- Chamrao Parbat II Location within Uttarakhand

Highest point
- Elevation: 6,760 m (22,180 ft)
- Prominence: 210 m (690 ft)
- Coordinates: 30°57′57″N 79°32′53″E﻿ / ﻿30.96583°N 79.54806°E

Geography
- Location: Uttarakhand, India
- Parent range: Garhwal Himalaya

Climbing
- First ascent: W. G. LOWE and Hillary climbed on 5 August 1951

= Chamrao Parbat II =

Mountain in Uttarakhand, India

Chamrao Parbat II is a mountain of the Garhwal Himalaya in Uttarakhand, India. It is situated in the Zaskar Range. The elevation of Chamrao Parbat II is 6760 m and its prominence is 210 m. It is 41st highest located entirely within the Uttarakhand. Nanda Devi, is the highest mountain in this category. It lies 6.6 km NW of Kamet 7756 m. Its nearest higher neighbor Mukut Parbat 7242 m lies 2.5 km SE and it is 9 km NW of Mana NW 7092 m. It lies 3.3 km SE of Chamrao Parbat I.

==Climbing history==
A four-member New Zealand expedition team comprising E. P. Hillary from Auckland, W. G. Lowe from Hastings, F. M. Cotter from Christchurch, and H. E. RIDDIFORD and four sherpas Pasang Dawa Lama, Nima, his brother Thundu, and Ylla Tenzing started their journey from Ranikhet on 2 June 1951 towards Badrinath. Their main objectives in this expedition is Nilkanth and Mukut Parbat. They had climbed many other peaks including P. 6760. W. G. LOWE and Hillary climbed P. 6760 on 5 August 1951.

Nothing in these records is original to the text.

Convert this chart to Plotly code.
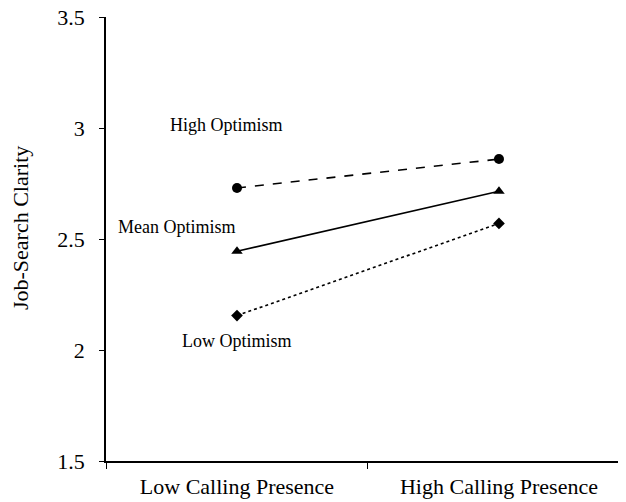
import plotly.graph_objects as go

categories = ["Low Calling Presence", "High Calling Presence"]
high_opt = [2.73, 2.86]
mean_opt = [2.445, 2.715]
low_opt = [2.155, 2.57]
series_names = ["High Optimism", "Mean Optimism", "Low Optimism"]
y_ticks = [1.5, 2, 2.5, 3, 3.5]
y_ticktext = ["1.5", "2", "2.5", "3", "3.5"]
y_title = "Job-Search Clarity"

FONT = "Liberation Serif"

fig = go.Figure()
styles = [
    (high_opt, "dash", "circle", 10),
    (mean_opt, "solid", "triangle-up", 10),
    (low_opt, "dot", "diamond", 9),
]
for name, (vals, dash, sym, sz) in zip(series_names, styles):
    fig.add_trace(go.Scatter(
        x=categories, y=vals, mode="lines+markers", name=name,
        line=dict(color="black", width=1.6, dash=dash),
        marker=dict(symbol=sym, size=sz, color="black"),
        showlegend=False,
    ))

label_pos = [(-0.04, 3.013), (-0.23, 2.554), (0.0, 2.041)]
for name, (lx, ly) in zip(series_names, label_pos):
    fig.add_annotation(x=lx, y=ly, xref="x", yref="y", text=name, showarrow=False,
                       font=dict(family=FONT, size=18, color="black"))

# y-axis title
fig.add_annotation(x=-0.165, y=0.525, xref="paper", yref="paper", text=y_title,
                   textangle=-90, showarrow=False, xanchor="center", yanchor="middle",
                   font=dict(family=FONT, size=22, color="black"))

fig.update_layout(
    width=626, height=502,
    margin=dict(l=98, r=14, t=9, b=49, autoexpand=False),
    plot_bgcolor="white", paper_bgcolor="white",
    font=dict(family=FONT, size=18, color="black"),
    xaxis=dict(type="category", range=[-0.5, 1.462], tickson="boundaries",
               ticks="outside", ticklen=6, tickcolor="black", tickwidth=1,
               showline=True, linecolor="black", linewidth=1.5, showgrid=False,
               zeroline=False, automargin=False, ticklabelstandoff=5,
               ticklabeloverflow="allow",
               tickfont=dict(family=FONT, size=22)),
    yaxis=dict(range=[1.5, 3.5], tickvals=y_ticks, ticktext=y_ticktext,
               ticks="outside", ticklen=5, tickcolor="black", tickwidth=1,
               showline=True, linecolor="black", linewidth=1.5, showgrid=False,
               zeroline=False, automargin=False, ticklabelstandoff=10,
               ticklabeloverflow="allow",
               tickfont=dict(family=FONT, size=22)),
)

fig.write_html("out.html")
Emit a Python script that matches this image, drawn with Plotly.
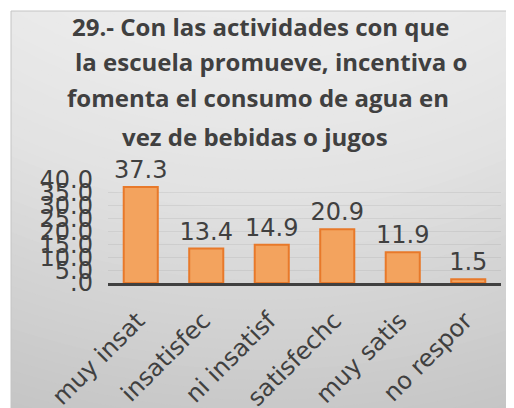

==Neighboring and subsidiary peaks==
Neighboring or subsidiary peaks of Chamrao Parbat II:
- Kamet: 7756 m
- Mana Peak: 7272 m
- Mana Northwest: 7092 m
- Bidhan Parbat: 6520 m
- Mandir Parbat: 6559 m
- Abi Gamin: 7355 m
- Mukut Parbat: 7242 m
- Saraswati Parbat I: 6940 m

==Glaciers and rivers==
Near by glaciers and river
Dakshini Chamrao glacier, Balbala glacier and Paschimi Kamet glacier all the glacier drain their water in the Saraswati River which then joins Alaknanda River near Mana village one of the main tributaries of Ganga river. The River Dhauli Ganga emerges from Purbi Kamet Glacier and met Alaknanda river at Vishnu Prayag an 82 km journey from its mouth. Alaknanda river is one of the main tributaries of Ganga.